» The request
Without the pictures, output the lines of the material from the very first through the one that holds "const backgroundHeight = 71;".
===
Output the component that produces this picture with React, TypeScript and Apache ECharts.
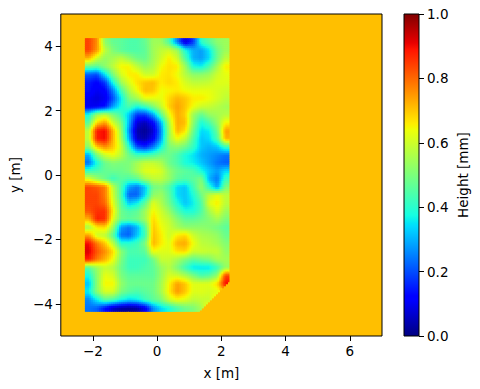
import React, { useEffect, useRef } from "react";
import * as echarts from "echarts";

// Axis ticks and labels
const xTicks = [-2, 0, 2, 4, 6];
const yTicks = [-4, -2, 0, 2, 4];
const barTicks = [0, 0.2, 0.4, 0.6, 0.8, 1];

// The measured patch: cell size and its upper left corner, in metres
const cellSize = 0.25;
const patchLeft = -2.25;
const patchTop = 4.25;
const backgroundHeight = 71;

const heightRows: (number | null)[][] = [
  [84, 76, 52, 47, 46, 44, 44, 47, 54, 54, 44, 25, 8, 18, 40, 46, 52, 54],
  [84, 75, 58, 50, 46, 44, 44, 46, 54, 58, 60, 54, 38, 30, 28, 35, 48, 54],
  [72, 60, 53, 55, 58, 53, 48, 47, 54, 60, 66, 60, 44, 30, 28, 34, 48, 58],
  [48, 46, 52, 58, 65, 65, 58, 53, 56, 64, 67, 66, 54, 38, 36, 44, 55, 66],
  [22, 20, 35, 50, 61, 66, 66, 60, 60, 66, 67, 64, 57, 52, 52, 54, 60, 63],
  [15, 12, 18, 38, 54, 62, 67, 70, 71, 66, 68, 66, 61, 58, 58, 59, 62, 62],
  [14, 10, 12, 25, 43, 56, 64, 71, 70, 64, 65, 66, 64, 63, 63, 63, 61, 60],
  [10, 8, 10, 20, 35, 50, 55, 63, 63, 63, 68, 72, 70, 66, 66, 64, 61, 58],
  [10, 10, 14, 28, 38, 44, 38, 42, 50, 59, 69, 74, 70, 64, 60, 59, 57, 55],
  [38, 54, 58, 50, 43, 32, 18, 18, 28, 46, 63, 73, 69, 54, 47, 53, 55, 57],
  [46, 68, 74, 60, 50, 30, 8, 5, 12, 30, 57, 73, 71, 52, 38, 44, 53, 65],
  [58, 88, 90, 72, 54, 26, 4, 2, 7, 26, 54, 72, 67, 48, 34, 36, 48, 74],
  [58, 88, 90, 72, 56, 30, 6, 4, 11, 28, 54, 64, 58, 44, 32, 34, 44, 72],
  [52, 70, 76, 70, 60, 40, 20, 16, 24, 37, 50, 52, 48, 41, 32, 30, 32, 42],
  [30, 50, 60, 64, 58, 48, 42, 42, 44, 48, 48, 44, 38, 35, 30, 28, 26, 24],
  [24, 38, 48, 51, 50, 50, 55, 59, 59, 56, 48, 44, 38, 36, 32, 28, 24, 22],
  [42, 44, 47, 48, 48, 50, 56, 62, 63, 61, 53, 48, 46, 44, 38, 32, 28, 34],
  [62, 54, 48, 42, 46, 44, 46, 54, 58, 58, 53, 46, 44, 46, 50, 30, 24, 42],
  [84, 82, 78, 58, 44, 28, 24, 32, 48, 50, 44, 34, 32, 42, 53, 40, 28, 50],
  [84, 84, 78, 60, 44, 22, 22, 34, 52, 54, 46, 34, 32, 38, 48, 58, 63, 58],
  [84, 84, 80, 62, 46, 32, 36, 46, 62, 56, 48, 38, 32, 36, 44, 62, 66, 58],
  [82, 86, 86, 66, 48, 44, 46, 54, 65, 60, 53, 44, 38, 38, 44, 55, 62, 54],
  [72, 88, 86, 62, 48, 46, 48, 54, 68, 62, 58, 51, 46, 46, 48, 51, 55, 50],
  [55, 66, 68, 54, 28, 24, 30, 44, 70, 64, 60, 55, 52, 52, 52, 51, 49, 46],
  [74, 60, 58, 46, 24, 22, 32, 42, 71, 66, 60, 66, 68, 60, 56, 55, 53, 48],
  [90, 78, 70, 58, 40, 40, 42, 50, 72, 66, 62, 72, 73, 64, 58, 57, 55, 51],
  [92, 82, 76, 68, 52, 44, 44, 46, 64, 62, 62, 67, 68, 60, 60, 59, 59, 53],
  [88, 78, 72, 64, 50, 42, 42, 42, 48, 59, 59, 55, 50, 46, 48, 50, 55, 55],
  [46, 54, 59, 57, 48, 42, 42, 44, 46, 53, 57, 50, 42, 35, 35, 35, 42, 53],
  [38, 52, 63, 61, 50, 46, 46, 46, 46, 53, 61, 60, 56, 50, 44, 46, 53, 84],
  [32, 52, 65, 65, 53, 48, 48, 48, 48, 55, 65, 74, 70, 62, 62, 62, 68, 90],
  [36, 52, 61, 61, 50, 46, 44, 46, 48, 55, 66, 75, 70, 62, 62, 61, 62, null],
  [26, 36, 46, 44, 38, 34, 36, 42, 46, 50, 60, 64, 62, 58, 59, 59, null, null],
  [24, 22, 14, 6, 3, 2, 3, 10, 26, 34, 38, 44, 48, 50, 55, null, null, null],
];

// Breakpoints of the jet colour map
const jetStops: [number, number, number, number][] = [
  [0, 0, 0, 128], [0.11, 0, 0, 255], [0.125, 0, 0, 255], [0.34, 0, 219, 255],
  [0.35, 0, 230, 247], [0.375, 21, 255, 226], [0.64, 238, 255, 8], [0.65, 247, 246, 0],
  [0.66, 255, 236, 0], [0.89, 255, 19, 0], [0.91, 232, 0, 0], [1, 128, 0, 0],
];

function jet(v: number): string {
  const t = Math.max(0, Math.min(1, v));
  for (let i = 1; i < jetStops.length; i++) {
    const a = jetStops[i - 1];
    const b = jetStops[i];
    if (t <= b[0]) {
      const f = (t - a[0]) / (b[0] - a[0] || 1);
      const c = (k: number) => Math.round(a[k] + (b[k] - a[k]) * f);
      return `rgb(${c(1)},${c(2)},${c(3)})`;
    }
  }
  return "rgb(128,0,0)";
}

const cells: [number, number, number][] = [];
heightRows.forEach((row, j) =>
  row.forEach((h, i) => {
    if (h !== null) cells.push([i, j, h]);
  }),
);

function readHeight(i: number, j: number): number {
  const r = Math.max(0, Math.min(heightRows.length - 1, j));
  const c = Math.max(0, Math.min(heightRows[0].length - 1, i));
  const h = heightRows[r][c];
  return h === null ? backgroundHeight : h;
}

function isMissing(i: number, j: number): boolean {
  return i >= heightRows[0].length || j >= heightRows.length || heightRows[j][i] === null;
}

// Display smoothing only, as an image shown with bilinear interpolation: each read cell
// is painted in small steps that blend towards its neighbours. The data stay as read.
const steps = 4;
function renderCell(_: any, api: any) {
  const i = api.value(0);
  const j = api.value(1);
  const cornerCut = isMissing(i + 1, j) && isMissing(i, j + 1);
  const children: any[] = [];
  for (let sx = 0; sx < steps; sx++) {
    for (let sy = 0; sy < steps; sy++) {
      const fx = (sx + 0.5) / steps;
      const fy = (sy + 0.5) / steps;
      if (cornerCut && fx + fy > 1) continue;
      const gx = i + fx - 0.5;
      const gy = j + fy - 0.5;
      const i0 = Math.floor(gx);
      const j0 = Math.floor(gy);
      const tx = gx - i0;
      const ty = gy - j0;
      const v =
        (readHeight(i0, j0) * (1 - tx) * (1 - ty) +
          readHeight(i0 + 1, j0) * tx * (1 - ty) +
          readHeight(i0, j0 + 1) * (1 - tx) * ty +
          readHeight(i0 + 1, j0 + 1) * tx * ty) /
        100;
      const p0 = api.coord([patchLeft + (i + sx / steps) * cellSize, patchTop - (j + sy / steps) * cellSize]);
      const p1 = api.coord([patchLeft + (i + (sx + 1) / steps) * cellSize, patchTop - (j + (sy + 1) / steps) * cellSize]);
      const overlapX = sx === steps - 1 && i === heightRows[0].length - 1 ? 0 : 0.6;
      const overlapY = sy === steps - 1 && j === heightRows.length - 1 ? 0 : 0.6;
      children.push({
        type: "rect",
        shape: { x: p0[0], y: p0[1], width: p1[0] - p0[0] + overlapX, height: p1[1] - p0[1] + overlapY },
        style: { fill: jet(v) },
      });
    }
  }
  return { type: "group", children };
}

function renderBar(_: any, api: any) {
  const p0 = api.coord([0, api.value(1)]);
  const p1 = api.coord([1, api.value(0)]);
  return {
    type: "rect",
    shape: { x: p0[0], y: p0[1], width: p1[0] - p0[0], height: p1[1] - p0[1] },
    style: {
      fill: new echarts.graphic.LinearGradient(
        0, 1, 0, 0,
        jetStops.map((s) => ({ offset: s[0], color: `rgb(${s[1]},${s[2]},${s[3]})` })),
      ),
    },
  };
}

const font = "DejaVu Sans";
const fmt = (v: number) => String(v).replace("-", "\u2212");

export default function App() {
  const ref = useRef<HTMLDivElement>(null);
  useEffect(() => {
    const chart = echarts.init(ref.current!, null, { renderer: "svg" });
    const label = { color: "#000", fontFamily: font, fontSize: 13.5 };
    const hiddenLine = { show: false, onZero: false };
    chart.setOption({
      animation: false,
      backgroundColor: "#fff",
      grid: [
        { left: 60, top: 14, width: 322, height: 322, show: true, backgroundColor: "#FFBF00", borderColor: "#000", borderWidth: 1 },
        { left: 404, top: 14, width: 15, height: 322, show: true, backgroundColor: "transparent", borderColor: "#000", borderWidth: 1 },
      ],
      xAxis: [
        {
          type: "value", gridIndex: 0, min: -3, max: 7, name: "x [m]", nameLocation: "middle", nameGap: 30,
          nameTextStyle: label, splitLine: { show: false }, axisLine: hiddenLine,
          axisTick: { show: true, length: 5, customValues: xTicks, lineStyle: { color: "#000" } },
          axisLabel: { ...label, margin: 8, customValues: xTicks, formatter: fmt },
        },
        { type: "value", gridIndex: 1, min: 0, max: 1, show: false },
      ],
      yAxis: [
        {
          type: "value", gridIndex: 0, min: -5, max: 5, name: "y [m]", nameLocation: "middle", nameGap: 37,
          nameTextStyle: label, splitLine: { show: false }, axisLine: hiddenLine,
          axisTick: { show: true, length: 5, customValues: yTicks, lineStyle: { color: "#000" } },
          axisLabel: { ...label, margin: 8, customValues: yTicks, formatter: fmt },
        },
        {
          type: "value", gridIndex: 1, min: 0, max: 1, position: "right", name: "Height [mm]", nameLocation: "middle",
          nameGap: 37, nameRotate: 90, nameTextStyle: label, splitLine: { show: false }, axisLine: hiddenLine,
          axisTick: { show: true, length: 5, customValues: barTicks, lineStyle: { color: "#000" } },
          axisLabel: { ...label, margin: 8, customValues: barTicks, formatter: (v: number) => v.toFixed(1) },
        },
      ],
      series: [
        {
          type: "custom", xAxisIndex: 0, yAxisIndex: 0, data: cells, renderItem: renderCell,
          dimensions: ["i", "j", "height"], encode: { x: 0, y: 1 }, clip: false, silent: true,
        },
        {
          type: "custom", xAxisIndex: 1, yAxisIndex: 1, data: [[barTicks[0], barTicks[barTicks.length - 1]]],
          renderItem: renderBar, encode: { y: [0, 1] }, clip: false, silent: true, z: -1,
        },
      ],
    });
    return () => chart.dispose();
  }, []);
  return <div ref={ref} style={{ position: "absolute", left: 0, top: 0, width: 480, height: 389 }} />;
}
===
» Solved problem
Output the component that produces this picture with React, TypeScript and Apache ECharts.
import React, { useEffect, useRef } from "react";
import * as echarts from "echarts";

// Axis ticks and labels
const xTicks = [-2, 0, 2, 4, 6];
const yTicks = [-4, -2, 0, 2, 4];
const barTicks = [0, 0.2, 0.4, 0.6, 0.8, 1];

// The measured patch: cell size and its upper left corner, in metres
const cellSize = 0.25;
const patchLeft = -2.25;
const patchTop = 4.25;
const backgroundHeight = 71;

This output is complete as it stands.